Are Boards Over Governed?

Increasingly Directors are engaging more and more with their largest shareholders. Often, it’s about 12-15 shareholders that make up 70% of a companies’ ownership. Many of these big owners are passive investors as opposed to active ones.

Many of the passive investors are becoming increasingly detailed in their requests for information from companies’ and boards relating to oversight and disclosure.

In speaking with one of the deeply knowledgeable governance advisory groups, I have learned about some very specific areas that investors are starting to inquire about.

Some of the surprisingly detailed areas investors are now asking for info on include:

–        A breakdown of the expenditures of every association they join—not just their dues, but what each association spends on.
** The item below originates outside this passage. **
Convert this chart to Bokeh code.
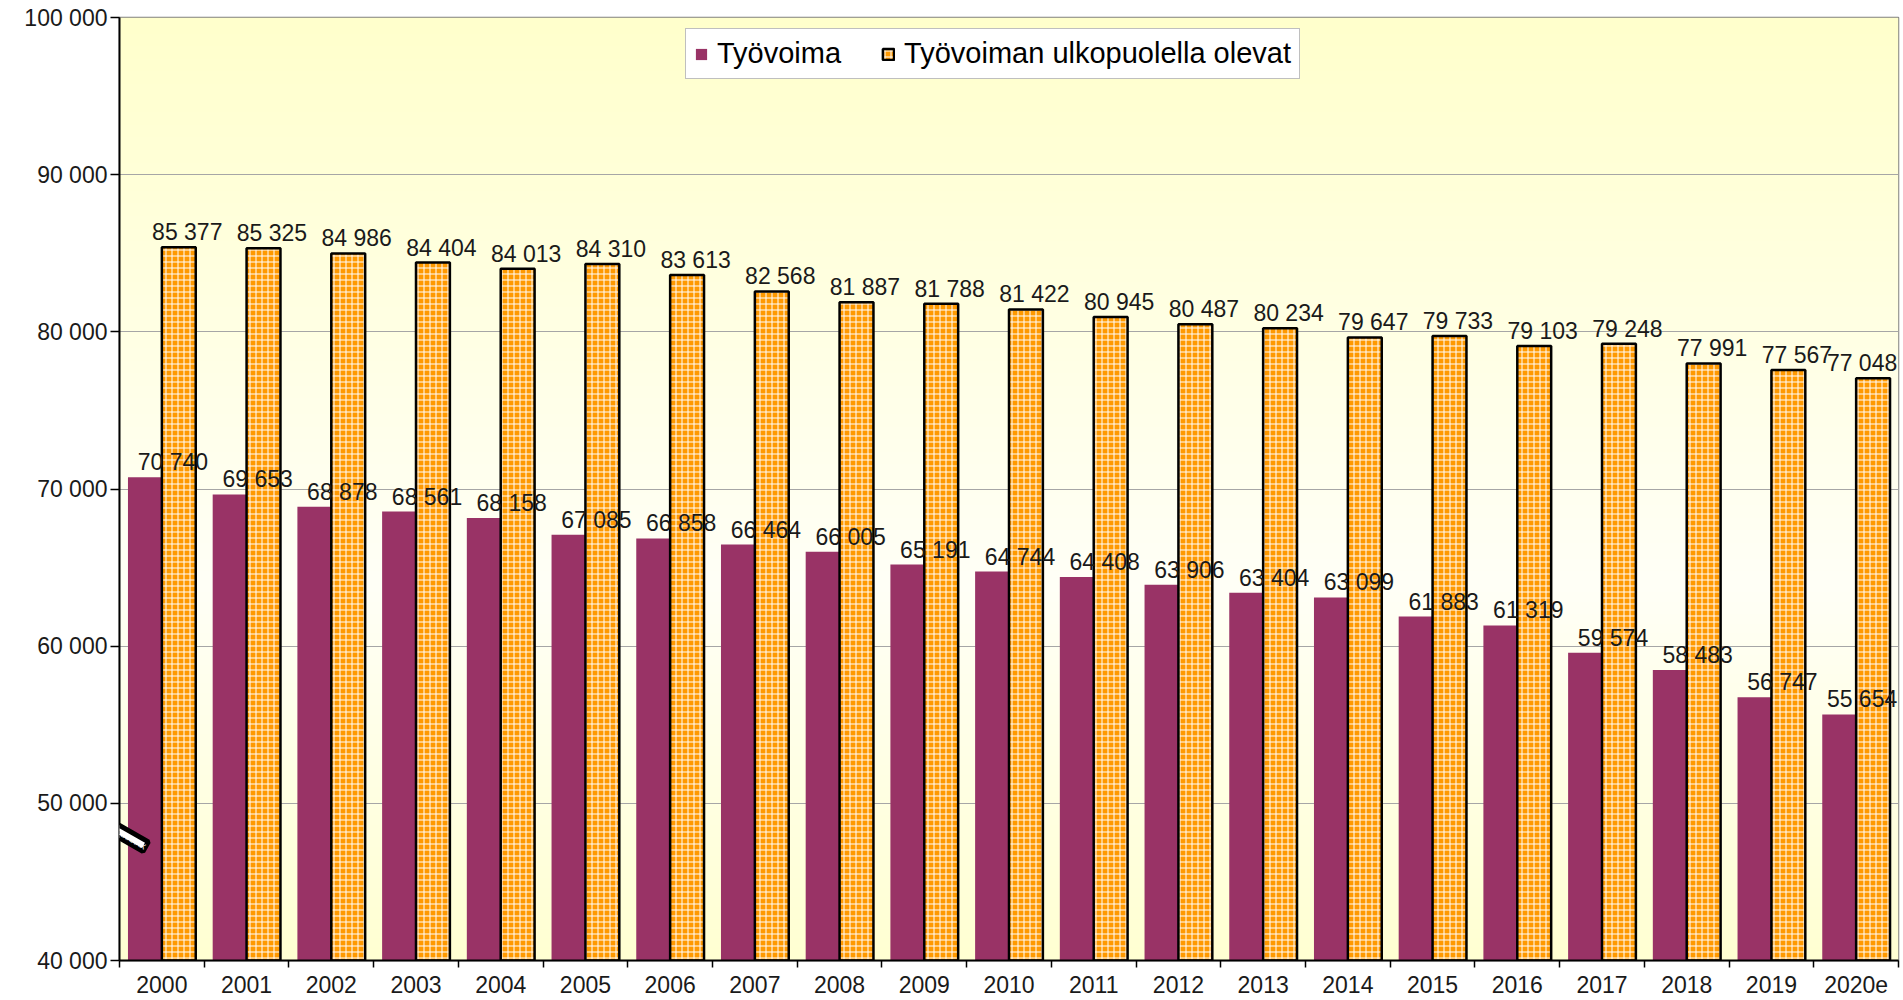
import numpy as np
from bokeh.plotting import figure
from bokeh.models import (ColumnDataSource, Range1d, FixedTicker, CustomJSTickFormatter,
                          Legend, LegendItem, Label)
from bokeh.core.properties import value
from bokeh.embed import file_html
from bokeh.resources import INLINE

# ---------------- data ----------------
years = ["2000", "2001", "2002", "2003", "2004", "2005", "2006", "2007", "2008", "2009",
         "2010", "2011", "2012", "2013", "2014", "2015", "2016", "2017", "2018", "2019", "2020e"]
tyovoima = [70740, 69653, 68878, 68561, 68158, 67085, 66858, 66464, 66005, 65191,
            64744, 64408, 63906, 63404, 63099, 61883, 61319, 59574, 58483, 56747, 55654]
ulkopuolella = [85377, 85325, 84986, 84404, 84013, 84310, 83613, 82568, 81887, 81788,
                81422, 80945, 80487, 80234, 79647, 79733, 79103, 79248, 77991, 77567, 77048]
y_ticks = [40000, 50000, 60000, 70000, 80000, 90000, 100000]
series_names = ["Työvoima", "Työvoiman ulkopuolella olevat"]

FONT = "Liberation Sans"
n = len(years)
idx = np.arange(n)


def fmt(v):
    return f"{v:,}".replace(",", " ")


src = ColumnDataSource(dict(
    x_t=idx + 0.3, x_u=idx + 0.7,
    t=tyovoima, u=ulkopuolella,
    t_lab=[fmt(v) for v in tyovoima], u_lab=[fmt(v) for v in ulkopuolella],
    x_tl=np.minimum(idx + 0.63, n - 0.43), x_ul=np.minimum(idx + 0.80, n - 0.43),
))

y0, y1 = y_ticks[0], y_ticks[-1]

p = figure(width=1900, height=1000, x_range=Range1d(0, n), y_range=Range1d(y0, y1),
           output_backend="svg", toolbar_location=None,
           min_border_left=119, min_border_right=2, min_border_top=17, min_border_bottom=40)
p.border_fill_color = "white"

# gradient background of plot area
rows = 300
f = np.linspace(1, 0, rows)  # fraction from top; row 0 is at the bottom
b = np.interp(f, [0, 0.6, 1], [204, 247, 210]).astype(np.uint8)
img = np.zeros((rows, 1), dtype=np.uint32)
view = img.view(dtype=np.uint8).reshape((rows, 1, 4))
view[:, 0, 0] = 255
view[:, 0, 1] = 255
view[:, 0, 2] = b
view[:, 0, 3] = 255
p.image_rgba(image=[img], x=0, y=y0, dw=n, dh=y1 - y0, level="image")

r1 = p.vbar(x="x_t", top="t", bottom=y0, width=0.4, source=src,
            fill_color="#993366", line_color=None)
r2 = p.vbar(x="x_u", top="u", bottom=y0, width=0.4, source=src,
            fill_color="#FF9900", line_color="black", line_width=2.5,
            hatch_pattern="+", hatch_color="white", hatch_scale=6, hatch_weight=1)

p.text(x="x_tl", y="t", text="t_lab", source=src, text_align="center", text_baseline="bottom",
       y_offset=-2, text_font=value(FONT), text_font_size="23px", text_color="#1a1a1a")
p.text(x="x_ul", y="u", text="u_lab", source=src, text_align="center", text_baseline="bottom",
       y_offset=-2, text_font=value(FONT), text_font_size="23px", text_color="#1a1a1a")

# axes
xa = p.xaxis[0]
xa.ticker = FixedTicker(ticks=list(idx + 0.5), minor_ticks=list(range(n + 1)))
xa.formatter = CustomJSTickFormatter(args=dict(labels=years),
                                     code="return labels[Math.round(tick - 0.5)];")
xa.major_tick_line_color = None
xa.major_tick_out = 7
xa.major_tick_in = 0
xa.minor_tick_out = 7
xa.minor_tick_in = 0
xa.minor_tick_line_color = "black"
xa.minor_tick_line_width = 1.5
xa.axis_line_color = "black"
xa.axis_line_width = 2
xa.major_label_text_font = FONT
xa.major_label_text_font_size = "23px"
xa.major_label_text_color = "#1a1a1a"
xa.major_label_standoff = 8

ya = p.yaxis[0]
ya.ticker = FixedTicker(ticks=y_ticks, minor_ticks=[])
ya.formatter = CustomJSTickFormatter(
    code="return tick.toFixed(0).replace(/\\B(?=(\\d{3})+(?!\\d))/g, ' ');")
ya.major_tick_out = 9
ya.major_tick_in = 0
ya.major_tick_line_color = "black"
ya.major_tick_line_width = 1.5
ya.minor_tick_line_color = None
ya.axis_line_color = "black"
ya.axis_line_width = 2
ya.major_label_text_font = FONT
ya.major_label_text_font_size = "23px"
ya.major_label_text_color = "#1a1a1a"
ya.major_label_standoff = 3

p.xgrid.grid_line_color = None
p.ygrid.ticker = FixedTicker(ticks=y_ticks)
p.ygrid.grid_line_color = "#A6A6A6"
p.ygrid.grid_line_width = 1
p.outline_line_color = "#808080"
p.outline_line_width = 1.5

# axis break mark (narrow white band with thick black edges, crossing the y axis)
p.add_layout(Label(x=-0.127, y=48590, x_units="data", y_units="data", text="x" * 17,
                   text_font_size="10px", text_color="white", text_align="center",
                   text_baseline="middle", angle=-0.52,
                   background_fill_color="white", background_fill_alpha=1,
                   border_line_color="black", border_line_width=5, padding=0))

legend = Legend(items=[LegendItem(label=series_names[0], renderers=[r1]),
                       LegendItem(label=series_names[1], renderers=[r2])],
                orientation="horizontal", location=(566, 881),
                padding=8, spacing=40, label_standoff=9, glyph_width=14, glyph_height=14,
                label_height=30, margin=0,
                label_text_font=FONT, label_text_font_size="29px", label_text_color="black",
                border_line_color="#808080", border_line_width=1.5,
                background_fill_color="white", background_fill_alpha=1)
p.add_layout(legend)

open("out.html", "w").write(file_html(p, INLINE))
–        A suggestion that Directors should check with investors before negotiating CEO pay.

–        The proposals asking for shareholder votes on every single “senior manager” severance package that is more than 2.99X salary.

–        Even a shareholder vote on having more plant-based entrees in company cafeterias.

It starts to feel that the balance of power has over indexed and tipped to the governance organizations (ISS and Glass Lewis) and to the index funds governance groups. For example, now we are seeing the in-house governance groups from large passive investors eager to add value by requesting a very broad range of new reporting.

Perhaps we would all be better served if in fact the investor side of the house in these big index funds would speak up and try to balance the governance side.

It would be really valuable if the governance side understood what drives a business and understood the downstream impact of the cost and burden all the new disclosures cause companies both in terms of over disclosing competitive information as well as creating bureaucracy and overhead which is not additive to the core business performance.

Perhaps the governance groups could emphasize that measuring performance metrics of efficiency, capital, profitability and growth, based on the principles of performance outcomes, innovation and culture would be a better way to assess a company’s value for stockholders.

I suggest a growing and competitive business needs to be the foundational focus for both the investor and governance groups within the big passive investors.